H41I-01
Reciprocal influences of microbial community and hydrogeomorphology in sandy streambeds
Thursday, 17 December 2015: 08:00
3018 (Moscone West)
Clara Mendoza-Lera1,2, Laura L Federlein1, Aline Frossard3, Mark O Gessner4,5, Matthias Knie1 and Michael Mutz1, (1)BTU Cottbus-Senftenberg, Cottbus, Germany, (2)IRSTEA Lyon, Villeurbanne Cedex, France, (3)University of Pretoria, Pretoria, South Africa, (4)IGB-Berlin, Neuglobsow, Germany, (5)TU Berlin, Berlin, Germany
Abstract:
Stream hydrogeomorphology is a strong determinant of streambed microbial community activity, which in turn influences stream biogeochemistry. Whether this influence is unidirectional or whether microbial communities can also modulate biogeochemical processes by affecting hydrogeomorphology is an emerging question in research on sediment-water interfaces.
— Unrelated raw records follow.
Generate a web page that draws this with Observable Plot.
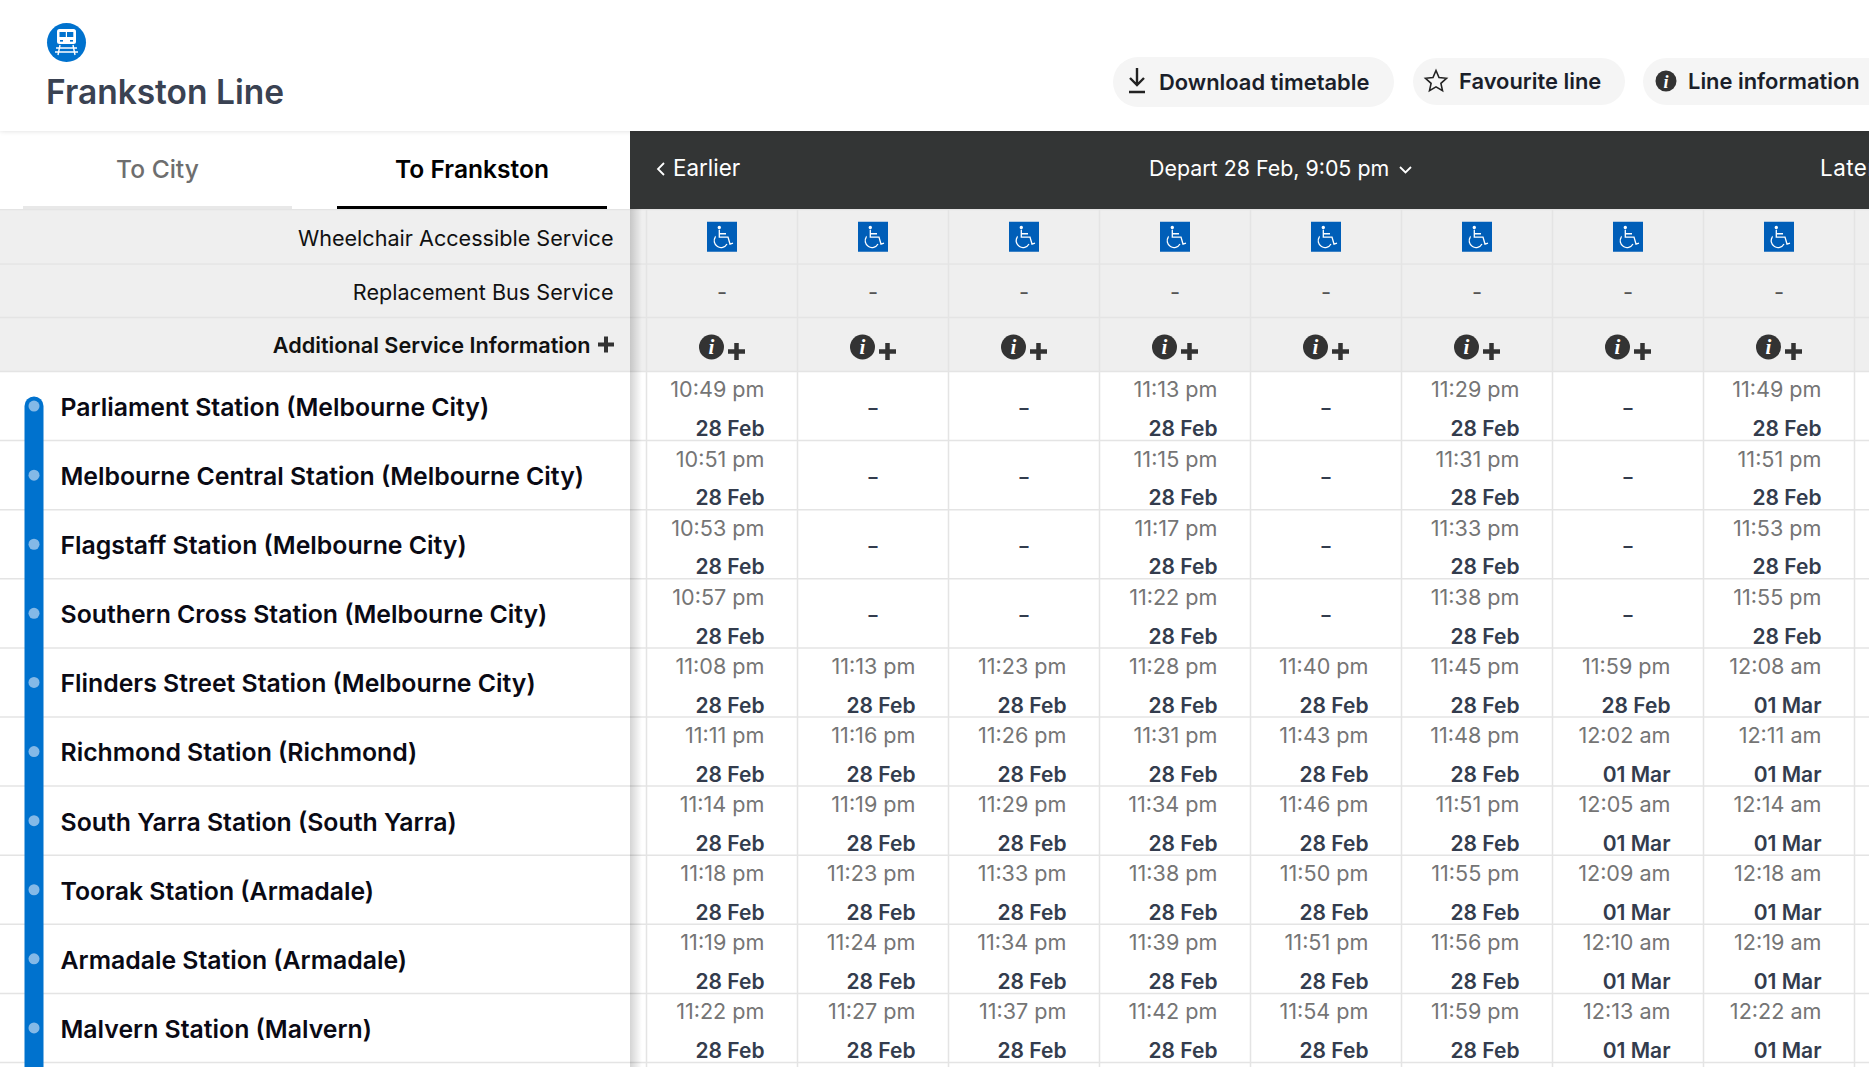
<!DOCTYPE html>
<html><head><meta charset="utf-8">
<script src="https://cdn.jsdelivr.net/npm/d3@7"></script>
<script src="https://cdn.jsdelivr.net/npm/@observablehq/plot@0.6"></script>
<style>
html,body{margin:0;padding:0;background:#fff;width:1869px;height:1067px;overflow:hidden;font-family:Inter,sans-serif}
#top{position:relative;width:1869px;height:131px;box-shadow:0 0 5px rgba(0,0,0,.14);z-index:2;background:#fff}
#title{position:absolute;left:46px;top:71px;font-size:33.5px;font-weight:600;color:#3a4252;white-space:nowrap;line-height:42px}
.pill{position:absolute;height:48px;border-radius:25px;background:#f5f5f5;color:#1b1f2a;font-size:21.9px;font-weight:600;white-space:nowrap;line-height:48px;overflow:hidden}
.pill svg{position:absolute;top:0;left:0}
.pill span{position:absolute;top:0}
#bar{position:relative;width:1869px;height:78px;overflow:hidden;background:#fff}
.tab{position:absolute;top:0;height:75px;line-height:77px;text-align:center;font-size:24.6px;white-space:nowrap}
#dark{position:absolute;left:630px;top:0;right:0;height:78px;background:#333535;color:#fff;font-size:21.4px}
#dark span{position:absolute;top:0;line-height:74px;white-space:nowrap}
#dark svg{position:absolute;top:0;left:0}
#shadow{position:absolute;left:630px;top:209px;width:12px;height:858px;background:linear-gradient(to right,rgba(0,0,0,.17),rgba(0,0,0,0))}
svg{display:block}
</style></head><body>
<div id="top">
 <svg style="position:absolute;left:46px;top:22px" width="41" height="41" viewBox="0 0 41 41">
  <circle cx="20.500" cy="20.500" r="19.500" fill="#0072ce"/>
  <rect x="11" y="7" width="19" height="15" rx="2.500" fill="#fff"/>
  <rect x="13.500" y="10" width="6.300" height="5" fill="#0072ce"/><rect x="21" y="10" width="6.300" height="5" fill="#0072ce"/>
  <rect x="14" y="18" width="3" height="1.600" fill="#0072ce"/><rect x="24" y="18" width="3" height="1.600" fill="#0072ce"/>
  <path d="M14 23l-2 10M27 23l2 10M10 26h21M9 30h23" stroke="#fff" stroke-width="1.400" fill="none"/>
 </svg>
 <div id="title">Frankston Line</div>
 <div class="pill" style="left:1113px;top:57px;width:281px;height:50px;line-height:50px">
  <svg width="60" height="50"><path d="M24 11v17M17 21l7 7 7-7M16 35h16" stroke="#222" stroke-width="2.400" fill="none"/></svg>
  <span style="left:46px">Download timetable</span></div>
 <div class="pill" style="left:1413px;top:58px;width:212px;height:47px;line-height:47px">
  <svg width="50" height="47"><path d="M23 12.500l3 7 7.500.8-5.600 5 1.600 7.400-6.500-3.800-6.500 3.800 1.600-7.400-5.600-5 7.500-.8z" stroke="#222" stroke-width="1.600" fill="none"/></svg>
  <span style="left:46px">Favourite line</span></div>
 <div class="pill" style="left:1643px;top:58px;width:260px;height:47px;line-height:47px">
  <svg width="50" height="47"><circle cx="23" cy="23" r="10.500" fill="#333"/><text x="23" y="29.500" text-anchor="middle" fill="#fff" font-family="Liberation Serif" font-style="italic" font-weight="700" font-size="18">i</text></svg>
  <span style="left:45px">Line information</span></div>
</div>
<div id="bar">
 <div class="tab" style="left:23px;width:269px;color:#6e6e6e;font-weight:500;border-bottom:3px solid #e8e8e8">To City</div>
 <div class="tab" style="left:337px;width:270px;color:#000;font-weight:600;border-bottom:3px solid #000">To Frankston</div>
 <div id="dark">
  <svg width="60" height="78"><path d="M34 32l-6 6 6 6" stroke="#fff" stroke-width="1.800" fill="none"/></svg>
  <span style="left:43px;font-size:22.4px">Earlier</span>
  <span style="left:519px">Depart 28 Feb, 9:05 pm</span>
  <svg style="left:765px" width="24" height="78"><path d="M5 36l5.500 5.500 5.500-5.500" stroke="#fff" stroke-width="1.800" fill="none"/></svg>
  <span style="left:1190px;font-size:22.4px;letter-spacing:.5px">Later</span>
 </div>
</div>
<div id="chart"></div>
<div id="shadow"></div>
<script>
const stations = ["Parliament Station (Melbourne City)","Melbourne Central Station (Melbourne City)","Flagstaff Station (Melbourne City)","Southern Cross Station (Melbourne City)","Flinders Street Station (Melbourne City)","Richmond Station (Richmond)","South Yarra Station (South Yarra)","Toorak Station (Armadale)","Armadale Station (Armadale)","Malvern Station (Malvern)"];
const headerRows = ["Wheelchair Accessible Service","Replacement Bus Service","Additional Service Information"];
const service1 = ["10:49 pm","10:51 pm","10:53 pm","10:57 pm","11:08 pm","11:11 pm","11:14 pm","11:18 pm","11:19 pm","11:22 pm"];
const service2 = ["-","-","-","-","11:13 pm","11:16 pm","11:19 pm","11:23 pm","11:24 pm","11:27 pm"];
const service3 = ["-","-","-","-","11:23 pm","11:26 pm","11:29 pm","11:33 pm","11:34 pm","11:37 pm"];
const service4 = ["11:13 pm","11:15 pm","11:17 pm","11:22 pm","11:28 pm","11:31 pm","11:34 pm","11:38 pm","11:39 pm","11:42 pm"];
const service5 = ["-","-","-","-","11:40 pm","11:43 pm","11:46 pm","11:50 pm","11:51 pm","11:54 pm"];
const service6 = ["11:29 pm","11:31 pm","11:33 pm","11:38 pm","11:45 pm","11:48 pm","11:51 pm","11:55 pm","11:56 pm","11:59 pm"];
const service7 = ["-","-","-","-","11:59 pm","12:02 am","12:05 am","12:09 am","12:10 am","12:13 am"];
const service8 = ["11:49 pm","11:51 pm","11:53 pm","11:55 pm","12:08 am","12:11 am","12:14 am","12:18 am","12:19 am","12:22 am"];
const services = [service1,service2,service3,service4,service5,service6,service7,service8];
const dateLate = "28 Feb", dateEarly = "01 Mar";

// Columns: 0 = side panel, 1 = hidden sliver, 2..9 = services. Rows: 0..2 = header, 3.. = stations.
const colOf = i => i + 2, headRows = headerRows.length, stationRow = i => i + headRows;
const sequence = n => d3.range(n);
const table = services.flatMap((times, s) => times.map((t, r) => ({col: colOf(s), row: stationRow(r), time: t, date: t.endsWith("pm") ? dateLate : dateEarly})));
const timed = table.filter(d => d.time !== "-"), none = table.filter(d => d.time === "-");
const colList = services.map((_, s) => ({col: colOf(s)}));
const stationList = stations.map((name, i) => ({name, row: stationRow(i)}));
const lineStops = [...stationList, {name: "", row: stationRow(stations.length)}];
const lastCol = colOf(services.length), lastRow = stationRow(stations.length) + 1;
const FONT = "Inter";

const squareSym = {draw(c){c.rect(-15,-15,30,30);}};
const chairSym = {draw(c){
  c.moveTo(-2.7,-7); c.lineTo(-2.7,0.3); c.lineTo(6,0.3); c.lineTo(8,7.3); c.lineTo(11,6.3);
  c.moveTo(-2.7,-3); c.lineTo(4,-3);
  c.moveTo(-6.6,0.2); c.arc(-1,4,6.8,3.74,0.5,true);
}};
const headSym = {draw(c){c.arc(-2.7,-9.2,1.7,0,2*Math.PI);}};
const plusSym = {draw(c){c.moveTo(-8.5,0);c.lineTo(8.5,0);c.moveTo(0,-8.5);c.lineTo(0,8.5);}};

const chart = Plot.plot({
  width: 1869, height: 858, margin: 0,
  style: {fontFamily: FONT, background: "transparent", overflow: "hidden"},
  x: {axis: null, type: "linear", domain: [0,1,2,lastCol,lastCol+1], range: [0,630,646,1854,2005]},
  y: {axis: null, type: "linear", domain: [0,1,2,3,lastRow], range: [0,54.5,108,162,162+69.1*(lastRow-3)]},
  marks: [
    // header band
    Plot.rectY(sequence(headRows), {x1: 0, x2: lastCol + 1, y1: d => d, y2: d => d + 1, fill: "#efefef"}),
    // grid
    Plot.ruleX(d3.range(2, lastCol + 1), {x: d => d, y1: 0, y2: lastRow, stroke: "#e4e4e4", strokeWidth: 1.5}),
    Plot.ruleY(d3.range(0, lastRow + 1), {y: d => d, x1: 0, x2: lastCol + 1, stroke: "#e4e4e4", strokeWidth: 1.5}),
    // line strip and stops
    Plot.line(lineStops, {x: () => 0, y: d => d.row + .5, dx: 33.5, stroke: "#0072ce", strokeWidth: 19, strokeLinecap: "round"}),
    Plot.dot(lineStops, {x: () => 0, y: d => d.row + .5, dx: 33.5, r: 5.5, fill: "#84b9e7"}),
    // header labels
    Plot.text(headerRows.slice(0,2), {x: () => 1, y: (d,i) => i + .5, dx: -17, dy: 2, text: d => d, textAnchor: "end", fontSize: 21.6, fill: "#111"}),
    Plot.text(headerRows.slice(2), {x: () => 1, y: () => 2.5, dx: -40, dy: 2, text: d => d, textAnchor: "end", fontSize: 21.7, fontWeight: 600, fill: "#111"}),
    Plot.dot(headerRows.slice(2), {x: () => 1, y: () => 2.5, dx: -24.5, symbol: {draw(c){c.moveTo(-8,0);c.lineTo(8,0);c.moveTo(0,-8);c.lineTo(0,8);}}, stroke: "#333", strokeWidth: 4}),
    // station labels
    Plot.text(stationList, {x: () => 0, y: d => d.row + .5, dx: 60, dy: 2, text: "name", textAnchor: "start", fontSize: 24.8, fontWeight: 600, fill: "#0a0a14"}),
    // service header symbols
    Plot.dot(colList, {x: d => d.col + .5, y: () => .5, symbol: squareSym, fill: "#005eb8", stroke: "none"}),
    Plot.dot(colList, {x: d => d.col + .5, y: () => .5, symbol: chairSym, stroke: "#fff", strokeWidth: 1.3, fill: "none"}),
    Plot.dot(colList, {x: d => d.col + .5, y: () => .5, symbol: headSym, fill: "#fff", stroke: "none"}),
    Plot.text(colList, {x: d => d.col + .5, y: () => 1.5, text: () => "-", fontSize: 22, dy: 2, fill: "#555"}),
    Plot.dot(colList, {x: d => d.col + .5, y: () => 2.5, dx: -10.5, dy: 2.5, r: 12.5, fill: "#333", stroke: "none"}),
    Plot.text(colList, {x: d => d.col + .5, y: () => 2.5, dx: -10.5, dy: 2.5, text: () => "i", fill: "#fff", fontFamily: "Liberation Serif", fontStyle: "italic", fontWeight: 700, fontSize: 21}),
    Plot.dot(colList, {x: d => d.col + .5, y: () => 2.5, dx: 14.5, dy: 7, symbol: plusSym, stroke: "#333", strokeWidth: 4.5}),
    // timetable cells
    Plot.text(timed, {x: d => d.col + 1, y: d => d.row + .5, dx: -33, dy: -15.5, text: "time", textAnchor: "end", fontSize: 21.6, fill: "#757575"}),
    Plot.text(timed, {x: d => d.col + 1, y: d => d.row + .5, dx: -33, dy: 23.5, text: "date", textAnchor: "end", fontSize: 21, fontWeight: 600, fill: "#333c4d"}),
    Plot.text(none, {x: d => d.col + .5, y: d => d.row + .5, dy: 2, text: () => "–", fontSize: 18, fontWeight: 700, fill: "#333c4d"})
  ]
});
document.getElementById("chart").appendChild(chart);
</script>
</body></html>
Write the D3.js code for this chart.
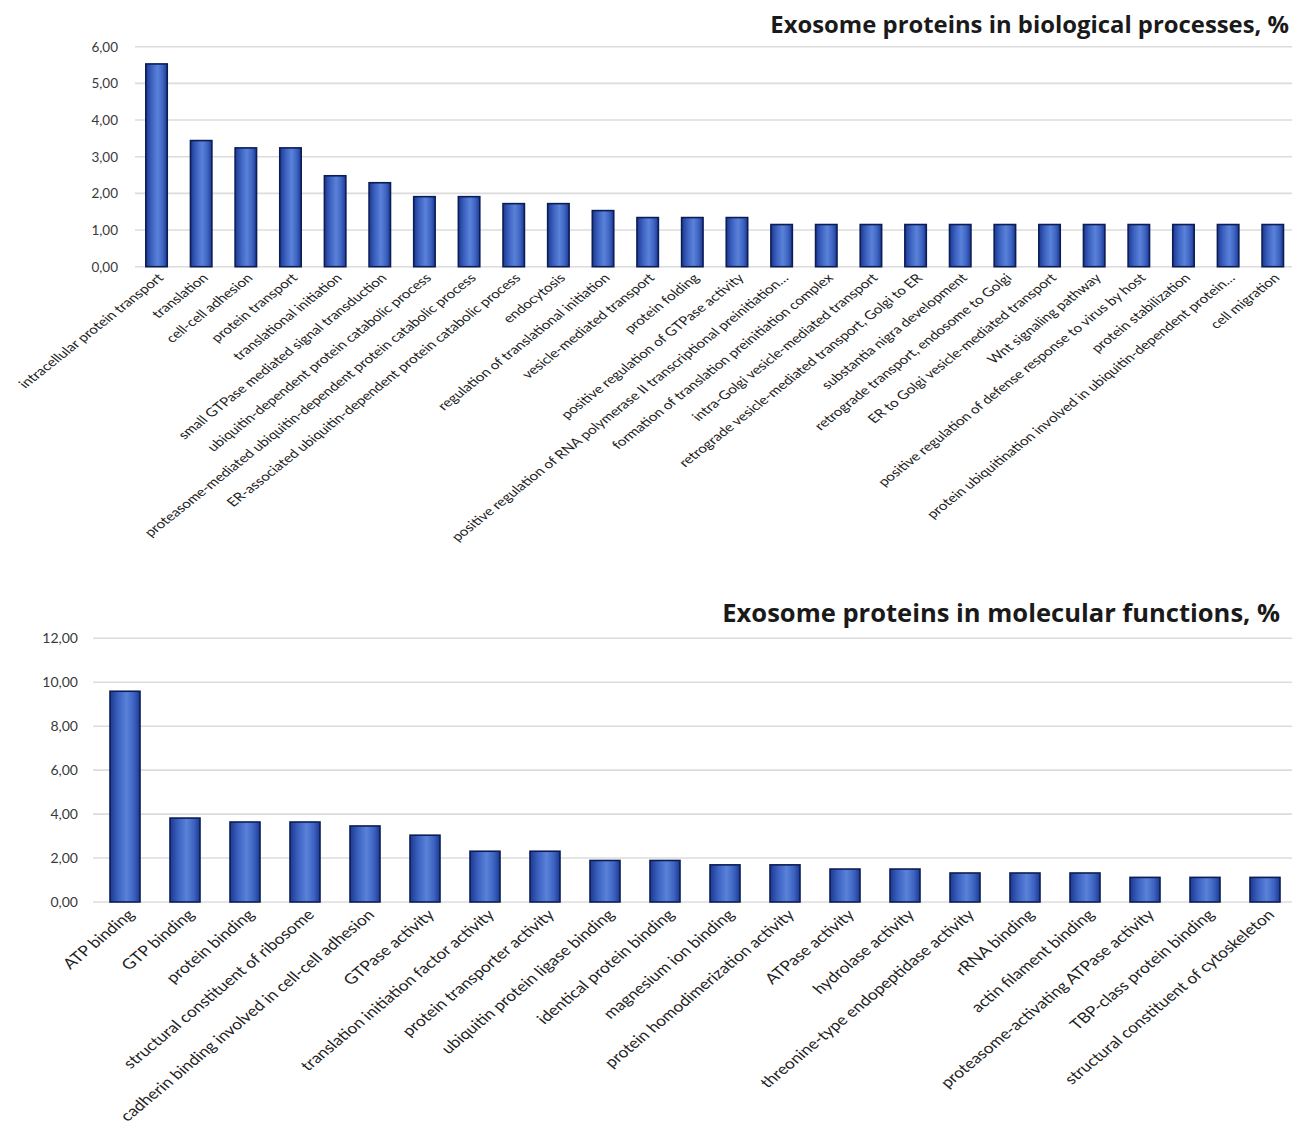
<!DOCTYPE html>
<html><head><meta charset="utf-8">
<script src="https://cdn.jsdelivr.net/npm/d3@7"></script>
<style>
html,body{margin:0;padding:0;background:#fff;}
svg{display:block;font-family:Lato,"Open Sans",sans-serif;}
</style></head>
<body><svg id="chart" width="1292" height="1135"></svg>
<script>
// ---- data ----
const bpTitle = "Exosome proteins in biological processes, %";
const bpCategories = [
  "intracellular protein transport","translation","cell-cell adhesion","protein transport",
  "translational initiation","small GTPase mediated signal transduction",
  "ubiquitin-dependent protein catabolic process",
  "proteasome-mediated ubiquitin-dependent protein catabolic process",
  "ER-associated ubiquitin-dependent protein catabolic process","endocytosis",
  "regulation of translational initiation","vesicle-mediated transport","protein folding",
  "positive regulation of GTPase activity",
  "positive regulation of RNA polymerase II transcriptional preinitiation…",
  "formation of translation preinitiation complex","intra-Golgi vesicle-mediated transport",
  "retrograde vesicle-mediated transport, Golgi to ER","substantia nigra development",
  "retrograde transport, endosome to Golgi","ER to Golgi vesicle-mediated transport",
  "Wnt signaling pathway","positive regulation of defense response to virus by host",
  "protein stabilization","protein ubiquitination involved in ubiquitin-dependent protein…",
  "cell migration"];
const bpValues = [5.53,3.44,3.24,3.24,2.48,2.29,1.91,1.91,1.72,1.72,1.53,1.34,1.34,1.34,
  1.15,1.15,1.15,1.15,1.15,1.15,1.15,1.15,1.15,1.15,1.15,1.15];
const bpTicks = [0,1,2,3,4,5,6];

const mfTitle = "Exosome proteins in molecular functions, %";
const mfCategories = [
  "ATP binding","GTP binding","protein binding","structural constituent of ribosome",
  "cadherin binding involved in cell-cell adhesion","GTPase activity",
  "translation initiation factor activity","protein transporter activity",
  "ubiquitin protein ligase binding","identical protein binding","magnesium ion binding",
  "protein homodimerization activity","ATPase activity","hydrolase activity",
  "threonine-type endopeptidase activity","rRNA binding","actin filament binding",
  "proteasome-activating ATPase activity","TBP-class protein binding",
  "structural constituent of cytoskeleton"];
const mfValues = [9.59,3.82,3.64,3.64,3.46,3.04,2.31,2.31,1.89,1.89,1.69,1.69,1.50,1.50,
  1.32,1.32,1.32,1.12,1.12,1.12];
const mfTicks = [0,2,4,6,8,10,12];

// ---- drawing ----
const svg = d3.select("#chart");
const locale = d3.formatLocale({decimal:",", thousands:".", grouping:[3], currency:["",""]});
const fmt = locale.format(".2f");

const defs = svg.append("defs");
const grad = defs.append("linearGradient").attr("id","barGrad").attr("x1","0").attr("x2","1").attr("y1","0").attr("y2","0");
grad.append("stop").attr("offset","0%").attr("stop-color","#1c3890");
grad.append("stop").attr("offset","28%").attr("stop-color","#3d63c2");
grad.append("stop").attr("offset","55%").attr("stop-color","#5a82d8");
grad.append("stop").attr("offset","80%").attr("stop-color","#3d63c2");
grad.append("stop").attr("offset","100%").attr("stop-color","#1c3890");

function drawChart(o){
  const g = svg.append("g");
  const x = d3.scaleBand().domain(o.categories).range([o.x0,o.x1])
    .paddingInner(o.padIn).paddingOuter(o.padIn/2);
  const y = d3.scaleLinear().domain([0,o.max]).range([o.y0,o.yTop]);

  // gridlines
  g.append("g").selectAll("line").data(o.ticks).join("line")
    .attr("x1",o.gridX0).attr("x2",o.gridX1)
    .attr("y1",d=>y(d)).attr("y2",d=>y(d))
    .attr("stroke","#dcdcdc").attr("stroke-width",1.6);

  // y axis labels
  const ya = d3.axisLeft(y).tickValues(o.ticks).tickFormat(fmt).tickSize(0).tickPadding(0);
  const yg = g.append("g").attr("transform",`translate(${o.yLabelX},0)`).call(ya);
  yg.select(".domain").remove();
  yg.selectAll("text").attr("font-size",o.tickFont).attr("fill","#3a3a3a")
    .attr("font-family","Lato,'Open Sans',sans-serif");

  // bars
  g.append("g").selectAll("rect").data(o.values).join("rect")
    .attr("x",(d,i)=>x(o.categories[i]))
    .attr("width",x.bandwidth())
    .attr("y",d=>y(d))
    .attr("height",d=>o.y0-y(d))
    .attr("fill","url(#barGrad)")
    .attr("stroke","#0c1d55").attr("stroke-width",1.6);

  // x labels (rotated, slightly stretched horizontally like the source image)
  const xa = d3.axisBottom(x).tickSize(0).tickPadding(0);
  const xg = g.append("g").attr("transform",`translate(0,${o.y0})`).call(xa);
  xg.select(".domain").remove();
  xg.selectAll("text")
    .attr("font-size",o.labelFont).attr("fill","#222")
    .attr("font-family","Lato,'Open Sans',sans-serif")
    .attr("text-anchor","end").attr("dy","0.35em").attr("y",0)
    .attr("transform",`translate(${o.lblDx},${o.lblDy}) scale(${o.stretch},1) rotate(-45)`);

  // title
  const t = g.append("text").text(o.title)
    .attr("x",o.titleRight).attr("y",o.titleY)
    .attr("text-anchor","end").attr("font-weight","bold")
    .attr("font-size",o.titleFont).attr("fill","#1a1a1a")
    .attr("font-family","'Open Sans',Lato,sans-serif");
  const w = t.node().getComputedTextLength();
  t.attr("font-size", o.titleFont*o.titleWidth/w);
}

drawChart({
  categories:bpCategories, values:bpValues, ticks:bpTicks, max:6,
  x0:134.2, x1:1295.1, padIn:0.52, y0:266.7, yTop:46.7,
  gridX0:135, gridX1:1292, yLabelX:118, tickFont:13.5,
  labelFont:12.2, lblDx:4, lblDy:9, stretch:1.26,
  title:bpTitle, titleRight:1289, titleY:33, titleFont:20, titleWidth:519
});
drawChart({
  categories:mfCategories, values:mfValues, ticks:mfTicks, max:12,
  x0:95, x1:1295, padIn:0.5, y0:902, yTop:638.3,
  gridX0:93, gridX1:1292, yLabelX:78, tickFont:14,
  labelFont:14.6, lblDx:6, lblDy:10, stretch:1.2,
  title:mfTitle, titleRight:1280, titleY:622, titleFont:22, titleWidth:558
});
</script></body></html>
Using experimental flumes simulating sandy streams, we tested whether such influences can occur through altered water exchange across the sediment-water interface. Results show that microbial communities in sandy streambeds can indeed affect hydrogeomorphology by producing gas bubbles. Specifically, gas bubbles accumulating in microbial biofilms can alter the water exchange by (i) reducing sediment pore space or (ii) provoking the detachment of the microbial biofilm detachment and thus altering streambed topography. Additionally, results indicate that water exchange is the major for the structure and activity of the microbial community. Our data also indicate that the potential of microbial communities to influence water exchange can be modulated by factors such as light intensity and discharge fluctuations. These biological-physical interactions and their effects on the influence of microbial communities on hydrogeomorphology is a source of spatiotemporal variability in water exchange across the sediment-water interface. Heterogeneity in water exchange is known to increase biogeochemical pathways and, thus, ecosystem functions. These results suggest that a holistic understanding of vertical connectivity in running waters requires consideration of biological-physical interactions at the water-sediment interface.